The Suns in effect traded Marcin Gortat to the Washington Wizards for Tyler Ennis. Gortat is a quality starting center in the NBA and the Suns let him go for a potentially small return. In the grand scheme of things I don't think that Gortat in his thirties is a good fit for what the Suns are doing. I actually applauded that trade and still do. I'm also nonplussed by the spendthrift contract (five years, $60 million) he coaxed out of the Washington Wizards. But once again the Suns saved money.
It's hard to argue that Channing Frye wouldn't have made next season's team better (actually it's not hard at all to argue, just difficult to do so effectively). I certainly don't claim to know anything about the team's interaction with Frye, but is it possible they could have reached a deal before Frye even hit the market? Could the team have signed him to a more palatable deal and forestalled Channing ever getting the four year, $32 million dollar contract offer from the Orlando Magic?
Instead Frye, with a reputation for being a class individual, ripped the team on his way out the door. Appropriate or not, it's another blemish that reflects right up to Sarver.
The contracts those two received would rank as the highest and third highest contracts handed out by the Suns since 2006.
Sarver doesn't need to put himself in the public eye, either. He has managed (I think) to put together a very capable staff beneath him - from PBO to GM to head coach.
Lon Babby stood against the firing squad last season while Lance Blanks was occupied with whatever the hell he was doing instead of his job. Babby took his beating with as much composure and candor as could possibly be expected.
Let him share the team's vision with the fans.
Ryan McDonough is dripping with confidence and charisma. He has built up a great deal of credibility in a very short period of time.
Let him talk. People will listen.
Those are the guys who I want handling this situation in the media and in the bargaining room. I don't know about you, but the vision of Robert Sarver sitting at a table trying to negotiate a contract with Rich Paul is absolutely terrifying.
Sarver has these people working for him that are eminently more qualified to act as spokesperson for the franchise, yet he feels the need to take chances to expose himself to criticism.
If he really wants to increase his likability, ending the team's playoff drought would be a good place to start. By missing the playoffs in four consecutive seasons the Suns have managed a dubious feat that even the drug scandal team couldn't accomplish. The Suns have missed the playoffs as many times in the past six seasons (five) as they did in the previous 31. That's a three followed by a one.
This paucity of postseason appearances threatens to match the struggles of the franchise's first seven seasons.
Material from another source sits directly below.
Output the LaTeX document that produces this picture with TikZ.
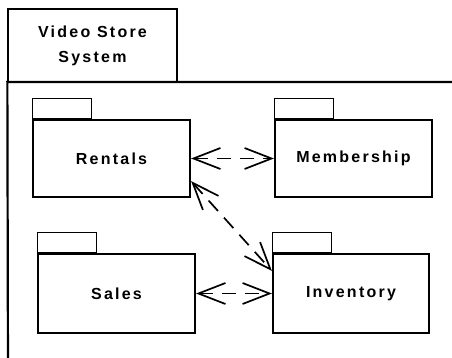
\documentclass[tikz,border=0pt]{standalone}
\usepackage{fontspec}
\setmainfont{Liberation Sans}[LetterSpace=14]
\usetikzlibrary{arrows.meta,calc}

\begin{document}
\begin{tikzpicture}[x=1pt,y=-1pt,
  pkgbody/.style={draw, line width=2.2pt, inner sep=0pt,
    font=\fontsize{16}{20}\selectfont\bfseries},
  pkgtab/.style={draw, line width=1.2pt, inner sep=0pt,
    minimum width=59pt, minimum height=20pt, anchor=south west},
  barb/.tip={Straight Barb[length=27pt,width=21pt,line width=1.7pt]},
  dep/.style={line width=1.7pt, dash pattern=on 14pt off 9pt, {barb}-{barb}}
]
\useasboundingbox (0,0) rectangle (452,358);
\clip (0,0) rectangle (452,358);
\fill[white] (0,0) rectangle (452,358);

% enclosing package: tab with name, body running past the edges
\node[draw, line width=1.3pt, minimum width=169pt, minimum height=73pt,
  inner sep=0pt, align=center, font=\fontsize{16}{25}\selectfont\bfseries]
  (systab) at (92.5,45.5) {Video Store\\System};
\coordinate (bodyright) at (470,82);
\coordinate (bodybottom) at (8,380);
\draw[line width=2.2pt] (bodyright) -- (systab.south west |- bodyright) -- (bodybottom);

% inner packages
\node[pkgbody, minimum width=157pt, minimum height=77pt] (rent) at (111.5,158.5) {Rentals};
\node[pkgtab] (renttab) at (rent.north west) {};
\node[pkgbody, minimum width=157pt, minimum height=77pt] (memb) at (353.5,158.5) {Membership};
\node[pkgtab] (membtab) at (memb.north west) {};
\node[pkgbody, minimum width=157pt, minimum height=79pt] (sales) at (116.5,293.5) {Sales};
\node[pkgtab] (salestab) at (sales.north west) {};
\node[pkgbody, minimum width=156pt, minimum height=79pt] (inv) at (351,293.5) {Inventory};
\node[pkgtab] (invtab) at (inv.north west) {};

% dependencies
\draw[dep] (rent.east) -- (memb.west);
\draw[dep] (sales.east) -- (inv.west);
\draw[dep] ([yshift=17pt]rent.south east) -- ([yshift=-18pt]inv.north west);
\end{tikzpicture}
\end{document}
Of course the case could be made that the Suns are improving and were painfully close to the playoffs last season. Maybe even that they were unjustly left out (please change the format).
Well, in the 1970-71 season the Suns missed the playoffs despite having the fourth best record (48-34) in the entire NBA. The next season (1971-72) they were left out in the cold with 49 wins. If the Suns had made the playoffs either of those seasons the current team could already be building on a record drought.
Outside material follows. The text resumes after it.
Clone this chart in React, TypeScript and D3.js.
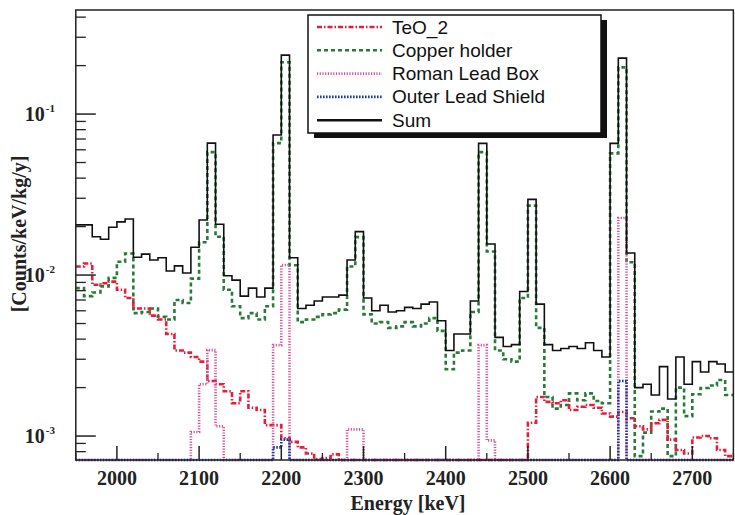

It has been pretty damn awful here recently by the Phoenix Sun standard. Last season provided plenty of hope for the future, but for a franchise measured by playoff appearances the team is still wanting. Where does the blame for this stygian stretch fall? Ultimately, accountability goes to the top.
And until he's finished cleaning up his mess I don't think Sarver is helping his case with the fans. Winning will speak volumes and is the single biggest thing that will improve his image. The Suns need to be back in the playoffs.
I don't want to hear Sarver on the radio talking about how he's going to spend money. I want him on the radio talking after he has spent the money.
I don't want to hear Sarver on the radio talking about how he's going to sign Eric Bledsoe. I want him on the radio talking about how he just signed Eric Bledsoe.
I'm much happier when the Suns are kicking ass and Sarver has his hands on a foam finger and not personnel decisions.
Empty promises and doublespeak don't push the needle. Results do.